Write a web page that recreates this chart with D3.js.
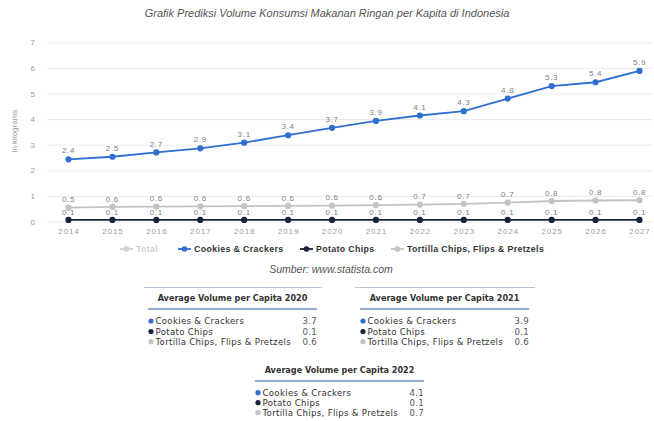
<!DOCTYPE html>
<html><head><meta charset="utf-8">
<script src="https://cdn.jsdelivr.net/npm/d3@7"></script>
<style>body{margin:0;background:#fff}svg{display:block}</style>
</head><body><svg id="c" width="654" height="421"></svg>
<script>
const title = "Grafik Prediksi Volume Konsumsi Makanan Ringan per Kapita di Indonesia";
const source = "Sumber: www.statista.com";
const yAxisLabel = "in kilograms";
const years = [2014,2015,2016,2017,2018,2019,2020,2021,2022,2023,2024,2025,2026,2027];
const yTicks = [0,1,2,3,4,5,6,7];
const seriesNames = ["Total","Cookies & Crackers","Potato Chips","Tortilla Chips, Flips & Pretzels"];
const cookies  = [2.43,2.53,2.7,2.86,3.08,3.37,3.66,3.93,4.14,4.31,4.8,5.29,5.44,5.88];
const potato   = [0.06,0.06,0.06,0.06,0.06,0.06,0.06,0.06,0.06,0.06,0.06,0.06,0.06,0.06];
const tortilla = [0.54,0.57,0.58,0.59,0.6,0.61,0.62,0.64,0.66,0.69,0.74,0.8,0.82,0.83];
const tableYears = [2020,2021,2022];
const tableTitlePrefix = "Average Volume per Capita ";

const colors = {cookies:"#2f6fd1", potato:"#15223a", tortilla:"#c3c3c3", total:"#d0d0d0"};
const fmt = d3.format(".1f");
const svg = d3.select("#c");
const FONT = "'Liberation Sans', Arial, sans-serif";

const x = d3.scalePoint().domain(years).range([68.5, 639.5]);
const y = d3.scaleLinear().domain([0,7]).range([221.5, 42.3]);

// title
svg.append("text").attr("x",327).attr("y",17).attr("text-anchor","middle")
  .attr("font-family",FONT).attr("font-style","italic").attr("font-size",11)
  .attr("fill","#555").text(title);

// grid + y axis
const yAxis = d3.axisLeft(y).tickValues(yTicks).tickSize(-(652-47)).tickFormat(d3.format("d"));
const gy = svg.append("g").attr("transform","translate(47,0)").call(yAxis);
gy.select(".domain").remove();
gy.selectAll(".tick line").attr("stroke","#ebebeb").attr("stroke-width",1);
gy.selectAll(".tick text").attr("x",-12).attr("fill","#9a9a9a").attr("font-size",8).attr("font-family",FONT);

svg.append("text").attr("transform","translate(17,131) rotate(-90)").attr("text-anchor","middle")
  .attr("font-family",FONT).attr("font-size",8).attr("fill","#9a9a9a").text(yAxisLabel);

// x axis
const xAxis = d3.axisBottom(x).tickSize(0).tickPadding(0);
const gx = svg.append("g").attr("transform","translate(0,233.5)").call(xAxis);
gx.select(".domain").remove();
gx.selectAll(".tick text").attr("fill","#9a9a9a").attr("font-size",8).attr("font-family",FONT)
  .attr("letter-spacing",0.9).attr("dy",0);

const line = d3.line().x((d,i)=>x(years[i])).y(d=>y(d));
function drawSeries(vals,color,labelColor,labelDy){
  const g = svg.append("g");
  g.append("path").datum(vals).attr("d",line).attr("fill","none").attr("stroke",color).attr("stroke-width",1.8);
  g.selectAll("circle").data(vals).join("circle").attr("cx",(d,i)=>x(years[i])).attr("cy",d=>y(d)).attr("r",3.1).attr("fill",color);
  g.selectAll("text").data(vals).join("text").attr("x",(d,i)=>x(years[i])).attr("y",d=>y(d)-labelDy)
    .attr("text-anchor","middle").attr("font-family",FONT).attr("font-size",8).attr("letter-spacing",0.7)
    .attr("fill",labelColor).text(d=>fmt(d));
}
drawSeries(tortilla,colors.tortilla,"#808080",5.2);
drawSeries(potato,colors.potato,"#808080",5);
drawSeries(cookies,colors.cookies,"#808080",5.8);

// legend
const legendItems = [
  {name:seriesNames[0], color:colors.total, tc:"#cfcfcf", x:120},
  {name:seriesNames[1], color:colors.cookies, tc:"#333", x:178},
  {name:seriesNames[2], color:colors.potato, tc:"#333", x:300},
  {name:seriesNames[3], color:colors.tortilla, tc:"#333", x:391}
];
const lg = svg.append("g");
legendItems.forEach(it=>{
  const g = lg.append("g").attr("transform",`translate(${it.x},249)`);
  g.append("line").attr("x1",0).attr("x2",13).attr("stroke",it.color).attr("stroke-width",1.8);
  g.append("circle").attr("cx",6.5).attr("r",2.8).attr("fill",it.color);
  g.append("text").attr("x",16).attr("y",3.2).attr("font-family",FONT).attr("font-size",8.8)
    .attr("font-weight","bold").attr("letter-spacing",0.35).attr("fill",it.tc).text(it.name);
});

svg.append("text").attr("x",331).attr("y",273).attr("text-anchor","middle")
  .attr("font-family",FONT).attr("font-style","italic").attr("font-size",10.5)
  .attr("fill","#555").text(source);

// tables
const TFONT = "'DejaVu Sans', Verdana, sans-serif";
const tableSeries = [
  {name:seriesNames[1], vals:cookies, color:colors.cookies},
  {name:seriesNames[2], vals:potato, color:colors.potato},
  {name:seriesNames[3], vals:tortilla, color:colors.tortilla}
];
const tableLayout = [
  {top:[144,322], ul:[148,317], titleY:300.5, ulY:309, rowY:[321,331.5,341.7]},
  {top:[355,535], ul:[360,529], titleY:300.5, ulY:309, rowY:[321,331.5,341.7]},
  {top:null, ul:[255,424], titleY:373, ulY:381, rowY:[392.7,402.7,412.7]}
];
tableYears.forEach((yr,ti)=>{
  const L = tableLayout[ti];
  const idx = years.indexOf(yr);
  const g = svg.append("g");
  if(L.top) g.append("line").attr("x1",L.top[0]).attr("x2",L.top[1]).attr("y1",287.5).attr("y2",287.5)
    .attr("stroke","#b8c6d6").attr("stroke-width",1);
  g.append("text").attr("x",(L.ul[0]+L.ul[1])/2).attr("y",L.titleY).attr("text-anchor","middle")
    .attr("font-family",TFONT).attr("font-size",8.1).attr("font-weight","bold").attr("fill","#333")
    .text(tableTitlePrefix+yr);
  g.append("line").attr("x1",L.ul[0]).attr("x2",L.ul[1]).attr("y1",L.ulY).attr("y2",L.ulY)
    .attr("stroke","#6a8fc4").attr("stroke-width",1.5);
  tableSeries.forEach((s,ri)=>{
    const ry = L.rowY[ri];
    g.append("circle").attr("cx",L.ul[0]+3).attr("cy",ry).attr("r",2.6).attr("fill",s.color);
    g.append("text").attr("x",L.ul[0]+7.5).attr("y",ry+3.2).attr("font-family",TFONT).attr("font-size",8.6)
      .attr("letter-spacing",0.3).attr("fill","#333").text(s.name);
    g.append("text").attr("x",L.ul[1]).attr("y",ry+3.2).attr("text-anchor","end").attr("font-family",TFONT)
      .attr("font-size",8.6).attr("letter-spacing",0.3).attr("fill","#555").text(fmt(s.vals[idx]));
  });
});
</script></body></html>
----
**REQUIREMENT:** Print the complete listing exactly as it stands, without its pictures.

**THE SOLUTION:**
Write a web page that recreates this chart with D3.js.
<!DOCTYPE html>
<html><head><meta charset="utf-8">
<script src="https://cdn.jsdelivr.net/npm/d3@7"></script>
<style>body{margin:0;background:#fff}svg{display:block}</style>
</head><body><svg id="c" width="654" height="421"></svg>
<script>
const title = "Grafik Prediksi Volume Konsumsi Makanan Ringan per Kapita di Indonesia";
const source = "Sumber: www.statista.com";
const yAxisLabel = "in kilograms";
const years = [2014,2015,2016,2017,2018,2019,2020,2021,2022,2023,2024,2025,2026,2027];
const yTicks = [0,1,2,3,4,5,6,7];
const seriesNames = ["Total","Cookies & Crackers","Potato Chips","Tortilla Chips, Flips & Pretzels"];
const cookies  = [2.43,2.53,2.7,2.86,3.08,3.37,3.66,3.93,4.14,4.31,4.8,5.29,5.44,5.88];
const potato   = [0.06,0.06,0.06,0.06,0.06,0.06,0.06,0.06,0.06,0.06,0.06,0.06,0.06,0.06];
const tortilla = [0.54,0.57,0.58,0.59,0.6,0.61,0.62,0.64,0.66,0.69,0.74,0.8,0.82,0.83];
const tableYears = [2020,2021,2022];
const tableTitlePrefix = "Average Volume per Capita ";

const colors = {cookies:"#2f6fd1", potato:"#15223a", tortilla:"#c3c3c3", total:"#d0d0d0"};
const fmt = d3.format(".1f");
const svg = d3.select("#c");
const FONT = "'Liberation Sans', Arial, sans-serif";

const x = d3.scalePoint().domain(years).range([68.5, 639.5]);
const y = d3.scaleLinear().domain([0,7]).range([221.5, 42.3]);

// title
svg.append("text").attr("x",327).attr("y",17).attr("text-anchor","middle")
  .attr("font-family",FONT).attr("font-style","italic").attr("font-size",11)
  .attr("fill","#555").text(title);

// grid + y axis
const yAxis = d3.axisLeft(y).tickValues(yTicks).tickSize(-(652-47)).tickFormat(d3.format("d"));
const gy = svg.append("g").attr("transform","translate(47,0)").call(yAxis);
gy.select(".domain").remove();
gy.selectAll(".tick line").attr("stroke","#ebebeb").attr("stroke-width",1);
gy.selectAll(".tick text").attr("x",-12).attr("fill","#9a9a9a").attr("font-size",8).attr("font-family",FONT);

svg.append("text").attr("transform","translate(17,131) rotate(-90)").attr("text-anchor","middle")
  .attr("font-family",FONT).attr("font-size",8).attr("fill","#9a9a9a").text(yAxisLabel);

// x axis
const xAxis = d3.axisBottom(x).tickSize(0).tickPadding(0);
const gx = svg.append("g").attr("transform","translate(0,233.5)").call(xAxis);
gx.select(".domain").remove();
gx.selectAll(".tick text").attr("fill","#9a9a9a").attr("font-size",8).attr("font-family",FONT)
  .attr("letter-spacing",0.9).attr("dy",0);

const line = d3.line().x((d,i)=>x(years[i])).y(d=>y(d));
function drawSeries(vals,color,labelColor,labelDy){
  const g = svg.append("g");
  g.append("path").datum(vals).attr("d",line).attr("fill","none").attr("stroke",color).attr("stroke-width",1.8);
  g.selectAll("circle").data(vals).join("circle").attr("cx",(d,i)=>x(years[i])).attr("cy",d=>y(d)).attr("r",3.1).attr("fill",color);
  g.selectAll("text").data(vals).join("text").attr("x",(d,i)=>x(years[i])).attr("y",d=>y(d)-labelDy)
    .attr("text-anchor","middle").attr("font-family",FONT).attr("font-size",8).attr("letter-spacing",0.7)
    .attr("fill",labelColor).text(d=>fmt(d));
}
drawSeries(tortilla,colors.tortilla,"#808080",5.2);
drawSeries(potato,colors.potato,"#808080",5);
drawSeries(cookies,colors.cookies,"#808080",5.8);

// legend
const legendItems = [
  {name:seriesNames[0], color:colors.total, tc:"#cfcfcf", x:120},
  {name:seriesNames[1], color:colors.cookies, tc:"#333", x:178},
  {name:seriesNames[2], color:colors.potato, tc:"#333", x:300},
  {name:seriesNames[3], color:colors.tortilla, tc:"#333", x:391}
];
const lg = svg.append("g");
legendItems.forEach(it=>{
  const g = lg.append("g").attr("transform",`translate(${it.x},249)`);
  g.append("line").attr("x1",0).attr("x2",13).attr("stroke",it.color).attr("stroke-width",1.8);
  g.append("circle").attr("cx",6.5).attr("r",2.8).attr("fill",it.color);
  g.append("text").attr("x",16).attr("y",3.2).attr("font-family",FONT).attr("font-size",8.8)
    .attr("font-weight","bold").attr("letter-spacing",0.35).attr("fill",it.tc).text(it.name);
});

svg.append("text").attr("x",331).attr("y",273).attr("text-anchor","middle")
  .attr("font-family",FONT).attr("font-style","italic").attr("font-size",10.5)
  .attr("fill","#555").text(source);

// tables
const TFONT = "'DejaVu Sans', Verdana, sans-serif";
const tableSeries = [
  {name:seriesNames[1], vals:cookies, color:colors.cookies},
  {name:seriesNames[2], vals:potato, color:colors.potato},
  {name:seriesNames[3], vals:tortilla, color:colors.tortilla}
];
const tableLayout = [
  {top:[144,322], ul:[148,317], titleY:300.5, ulY:309, rowY:[321,331.5,341.7]},
  {top:[355,535], ul:[360,529], titleY:300.5, ulY:309, rowY:[321,331.5,341.7]},
  {top:null, ul:[255,424], titleY:373, ulY:381, rowY:[392.7,402.7,412.7]}
];
tableYears.forEach((yr,ti)=>{
  const L = tableLayout[ti];
  const idx = years.indexOf(yr);
  const g = svg.append("g");
  if(L.top) g.append("line").attr("x1",L.top[0]).attr("x2",L.top[1]).attr("y1",287.5).attr("y2",287.5)
    .attr("stroke","#b8c6d6").attr("stroke-width",1);
  g.append("text").attr("x",(L.ul[0]+L.ul[1])/2).attr("y",L.titleY).attr("text-anchor","middle")
    .attr("font-family",TFONT).attr("font-size",8.1).attr("font-weight","bold").attr("fill","#333")
    .text(tableTitlePrefix+yr);
  g.append("line").attr("x1",L.ul[0]).attr("x2",L.ul[1]).attr("y1",L.ulY).attr("y2",L.ulY)
    .attr("stroke","#6a8fc4").attr("stroke-width",1.5);
  tableSeries.forEach((s,ri)=>{
    const ry = L.rowY[ri];
    g.append("circle").attr("cx",L.ul[0]+3).attr("cy",ry).attr("r",2.6).attr("fill",s.color);
    g.append("text").attr("x",L.ul[0]+7.5).attr("y",ry+3.2).attr("font-family",TFONT).attr("font-size",8.6)
      .attr("letter-spacing",0.3).attr("fill","#333").text(s.name);
    g.append("text").attr("x",L.ul[1]).attr("y",ry+3.2).attr("text-anchor","end").attr("font-family",TFONT)
      .attr("font-size",8.6).attr("letter-spacing",0.3).attr("fill","#555").text(fmt(s.vals[idx]));
  });
});
</script></body></html>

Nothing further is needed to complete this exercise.